Chadwick amphitheatre

ILL4

71 Avenue des Martyrs 38000 Grenoble
Contributed talk Superconductivity Superconductivity

Speaker

William LIEGE (Laboratoire Léon Brillouin)

Description

Kagome metals of the AV3Sb5 types with A={K,Cs,Rb} are under the spotlight recently due to their non-trivial topological Z² nature and their strongly correlated electronic phases at low temperature reminding the ones of High-Tc superconducting Cuprates. For instance, CsV3Sb5 exhibit both a charge density wave phase below 94K with a 2x2 doubling of the unit cell and a superconducting phase below 2.5K [1]. These materials also show strong anomalous Hall effect, but no spin ordering has been found in these compounds both by muon spin spectroscopy and neutrons diffraction. To explain this without relying on spins the possibility of an chiral flux phase / orbital magnetism coming from a chiral flux pahse, emerging alongside the charge density wave, has been theoretically proposed [2,3]. This phase would be similar to the current loop phase predicted in cuprates which can explain the weak magnetism found at [1 0 0] in several cuprates and at [1/2 0 0] in YBaCu3O7-x [4]. To check for the presence of this orbital magnetism in Kagome materials we carry out neutrons diffraction experiment on IN22 triple-axis spectrometer at ILL. Most models predict this chiral flux phase to produce magnetic intensity at M1=[1/2 0 L] or M2=[1/2 1/2 L] reciprocal space positions with L={0,1/2} [2,3]. We investigated both positions by polarised neutrons diffraction. For the first one, no magnetic signal has been observed ruling out the possibility of having a magnetic moment larger than 0.01 uB by vanadium atoms.

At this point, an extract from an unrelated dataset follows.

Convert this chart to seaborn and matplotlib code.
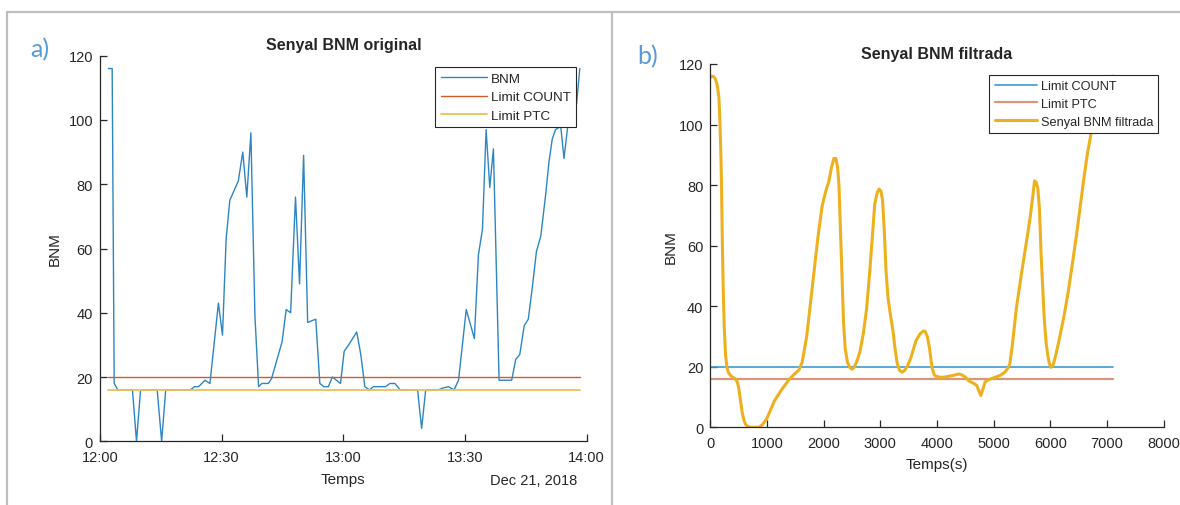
import numpy as np
import pandas as pd
import matplotlib
matplotlib.use("Agg")
import matplotlib.pyplot as plt
import matplotlib.dates as mdates
from matplotlib.lines import Line2D
import seaborn as sns

# ---------------- data ----------------
# panel a) original BNM signal: minutes after 12:00 and values
orig_minutes = [2.05, 3.0, 3.5, 4.4, 8.0, 9.0, 10.0, 14.1, 15.2, 16.2, 22.3, 23.3, 24.3,
                25.9, 27.1, 29.2, 30.2, 31.1, 32.0, 34.1, 35.2, 36.2, 37.2, 38.2, 39.1,
                39.9, 41.5, 42.3, 44.9, 45.9, 47.0, 48.2, 49.2, 50.2, 51.2, 52.2, 53.2,
                54.2, 55.2, 56.3, 57.3, 58.3, 59.3, 60.2, 61.3, 63.3, 64.3, 65.3, 66.4,
                67.4, 68.4, 70.4, 71.5, 72.7, 74.0, 78.3, 79.3, 80.3, 83.4, 84.6, 85.9,
                87.3, 88.4, 90.3, 92.3, 93.3, 94.3, 95.2, 96.1, 97.0, 98.4, 99.4, 100.4,
                101.5, 102.5, 103.5, 104.6, 105.6, 106.6, 107.6, 108.7, 109.9, 110.7,
                111.5, 112.3, 113.6, 114.4, 115.5, 117.5, 118.3]
orig_values = [116, 116, 18, 16, 16, 0, 16, 16, 0, 16, 16, 17, 17,
               19, 18, 43, 33, 63, 75, 81, 90, 76, 96, 39, 17,
               18, 18, 19.5, 31, 41, 40, 76, 49, 89, 37, 37.5, 38,
               18, 17, 17, 20, 19, 18, 28, 30, 34, 27, 17, 16,
               17, 17, 17, 18, 18, 16, 16, 4, 16, 16, 16.6, 17,
               16, 19, 41, 32, 58, 66, 97, 79, 91, 19, 19, 19,
               19, 25.5, 27, 36, 38, 48, 59, 64, 77, 87,
               94, 97, 98, 88, 100, 105, 116]

# panel b) filtered signal: time in seconds and values
filt_seconds = [0, 30, 60, 90, 120, 150, 168, 185, 197, 210, 226, 245, 267, 290, 320,
                360, 400, 440, 475, 500, 530, 560, 590, 620, 663, 720, 790, 860, 925,
                1000, 1129, 1260, 1390, 1480, 1565, 1620, 1700, 1827, 1900, 1972, 2030,
                2088, 2140, 2180, 2215, 2245, 2270, 2292, 2320, 2350, 2380, 2420, 2460,
                2495, 2530, 2580, 2641, 2700, 2757, 2814, 2860, 2902, 2945, 2980, 3010,
                3040, 3070, 3100, 3135, 3180, 3222, 3260, 3300, 3340, 3385, 3430, 3483,
                3540, 3629, 3700, 3760, 3792, 3830, 3870, 3910, 3950, 3990, 4040, 4094,
                4200, 4300, 4385, 4440, 4500, 4560, 4640, 4705, 4740, 4775, 4810, 4851,
                4920, 5025, 5120, 5200, 5250, 5287, 5330, 5404, 5491, 5578, 5640, 5690,
                5723, 5750, 5781, 5810, 5839, 5870, 5897, 5930, 5955, 5985, 6013, 6050,
                6100, 6170, 6246, 6320, 6391, 6460, 6536, 6600, 6653, 6710, 6758, 6830,
                6900, 7000, 7100]
filt_values = [115.5, 116, 115.8, 115, 113, 109, 101, 90, 79, 62, 46, 33, 24, 20, 18,
               17, 16.5, 16, 15, 13, 9, 5, 2.5, 1, 0.2, 0, 0, 0, 1,
               3, 8.7, 12.5, 15.8, 17.5, 19, 21.5, 30, 51, 63, 73, 77.5,
               81, 86, 88.8, 88.8, 86, 80, 68, 52, 35, 26, 21.5, 19.8,
               19.2, 19.6, 21.5, 25, 31, 39, 51.5, 63, 73.8, 77.5, 78.7, 78,
               75, 65, 52, 43, 37, 32, 26, 21, 18.8, 18.2, 18.8, 20.4,
               23, 28.6, 30.8, 31.8, 31.7, 30, 26, 20, 17.4, 16.8, 16.6, 16.5,
               16.8, 17.2, 17.6, 17.3, 16.6, 15.4, 14.6, 13.8, 12, 10.5, 12.5, 15,
               15.8, 16.5, 17.2, 18.2, 19.5, 21, 27, 39.6, 50.6, 61, 68.5, 76,
               81.4, 81, 79, 72, 57, 45, 35, 27.5, 24, 21, 19.8, 20.5,
               24, 30, 37, 45, 54, 63, 74, 83, 90, 96, 101, 106,
               110, 114, 116]

limit_count = 20
limit_ptc = 16
filt_limit_range = [0, 7100]

# ---------------- style ----------------
sns.set_style("ticks")
plt.rcParams['font.family'] = ['Liberation Sans', 'DejaVu Sans']
plt.rcParams['axes.edgecolor'] = '#262626'
plt.rcParams['xtick.color'] = '#262626'
plt.rcParams['ytick.color'] = '#262626'
plt.rcParams['text.color'] = '#262626'
plt.rcParams['axes.labelcolor'] = '#262626'

W, H = 1180, 506
fig = plt.figure(figsize=(W / 100, H / 100), dpi=100)


def px_axes(x0, x1, ytop, ybot):
    return fig.add_axes([x0 / W, 1 - ybot / H, (x1 - x0) / W, (ybot - ytop) / H])


axA = px_axes(100, 586.7, 56.7, 442.3)
axB = px_axes(710.4, 1163.5, 65, 428.3)

base = pd.Timestamp("2018-12-21 12:00")
df_a = pd.DataFrame({
    "Temps": [base + pd.Timedelta(minutes=m) for m in orig_minutes],
    "BNM": orig_values,
})
t_first, t_last = df_a["Temps"].iloc[0], df_a["Temps"].iloc[-1]
df_lim_a = pd.DataFrame({
    "Temps": [t_first, t_last],
    "count": [limit_count, limit_count],
    "ptc": [limit_ptc, limit_ptc],
})

c_blue = '#2E86C1'
c_red = '#D9582A'
c_yel = '#EDB120'

sns.lineplot(data=df_a, x="Temps", y="BNM", ax=axA, color=c_blue, lw=1.0, label="BNM")
sns.lineplot(data=df_lim_a, x="Temps", y="count", ax=axA, color=c_red, lw=1.0, label="Limit COUNT")
sns.lineplot(data=df_lim_a, x="Temps", y="ptc", ax=axA, color='#E9C15A', lw=1.3, label="Limit PTC")

df_b = pd.DataFrame({"t": filt_seconds, "v": filt_values})
df_lim_b = pd.DataFrame({"t": filt_limit_range,
                         "count": [limit_count] * 2, "ptc": [limit_ptc] * 2})
sns.lineplot(data=df_lim_b, x="t", y="count", ax=axB, color='#3E9BCF', lw=1.2, label="Limit COUNT")
sns.lineplot(data=df_lim_b, x="t", y="ptc", ax=axB, color='#D8977C', lw=1.6, label="Limit PTC")
sns.lineplot(data=df_b, x="t", y="v", ax=axB, color=c_yel, lw=2.2, label="Senyal BNM filtrada")
axB.lines[-1].set_solid_joinstyle('round')

# axes formatting
for ax in (axA, axB):
    sns.despine(ax=ax)
    ax.set_ylim(0, 120)
    ax.set_yticks(np.arange(0, 121, 20))
    ax.tick_params(direction='in', length=5, width=0.9, labelsize=10.5, pad=5)
    ax.tick_params(axis='x', pad=6)
    for s in ax.spines.values():
        s.set_linewidth(0.9)

axA.set_xlim(base, base + pd.Timedelta(hours=2))
axA.xaxis.set_major_locator(mdates.MinuteLocator(byminute=[0, 30]))
axA.xaxis.set_major_formatter(mdates.DateFormatter("%H:%M"))
axA.set_title("Senyal BNM original", fontsize=11.5, fontweight='bold', pad=4.5)
axA.set_xlabel("Temps", fontsize=11, va='center')
axA.set_ylabel("BNM", fontsize=11, va='center')
axA.xaxis.set_label_coords(0.5, -0.098)
axA.yaxis.set_label_coords(-0.094, 0.5)
axA.text(0.98, -0.1, "Dec 21, 2018", transform=axA.transAxes, ha='right', va='center',
         fontsize=10.5)

axB.set_xlim(0, 8000)
axB.set_xticks(np.arange(0, 8001, 1000))
axB.set_title("Senyal BNM filtrada", fontsize=11.5, fontweight='bold', pad=4.5)
axB.set_xlabel("Temps(s)", fontsize=11, va='center')
axB.set_ylabel("BNM", fontsize=11, va='center')
axB.xaxis.set_label_coords(0.5, -0.101)
axB.yaxis.set_label_coords(-0.087, 0.5)

leg_kw = dict(loc='upper right', bbox_transform=fig.transFigure, borderaxespad=0,
              fancybox=False, framealpha=1, edgecolor='#262626',
              handletextpad=0.3, labelspacing=0.45, borderpad=0.4)
legA = axA.legend(bbox_to_anchor=(576 / W, 1 - 68 / H), fontsize=9.7, handlelength=3.4,
                  **leg_kw)
legB = axB.legend(bbox_to_anchor=(1158 / W, 1 - 76 / H), fontsize=9.2, handlelength=3.3,
                  **leg_kw)
for lg in (legA, legB):
    lg.get_frame().set_linewidth(0.8)

# panel letters
fig.text(40 / W, 1 - 50 / H, "a)", color='#5B9BD5', fontsize=18, ha='center', va='center',
         family=['Lato', 'DejaVu Sans'])
fig.text(648 / W, 1 - 57 / H, "b)", color='#5B9BD5', fontsize=18, ha='center', va='center',
         family=['Lato', 'DejaVu Sans'])

# table-like borders
gray = '#BFBFBF'
fig.add_artist(Line2D([7 / W, 1], [1 - 13 / H, 1 - 13 / H], transform=fig.transFigure,
                      color=gray, lw=1.6))
fig.add_artist(Line2D([7 / W, 7 / W], [0, 1 - 13 / H], transform=fig.transFigure,
                      color=gray, lw=1.6))
fig.add_artist(Line2D([612 / W, 612 / W], [0, 1 - 13 / H], transform=fig.transFigure,
                      color=gray, lw=1.6))

fig.savefig("out.png", dpi=100)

However, measurement on M2 do not exclude the possibility of a magnetic signal corresponding to a moment of 0.02 ± 0.01 uB by Vanadium atoms. This show that current models have to be refined whether toward a lowering of the expected magnetic moment or toward a different orbital magnetism pattern giving rise to magnetic intensity at different reciprocal space positions to be compatible with our measurements. This work has been experimentally challenging and went close to the limit in precision obtainable with polarised neutron in a reasonable measurement time, Our results are on the process of being published in Physical Review B [5].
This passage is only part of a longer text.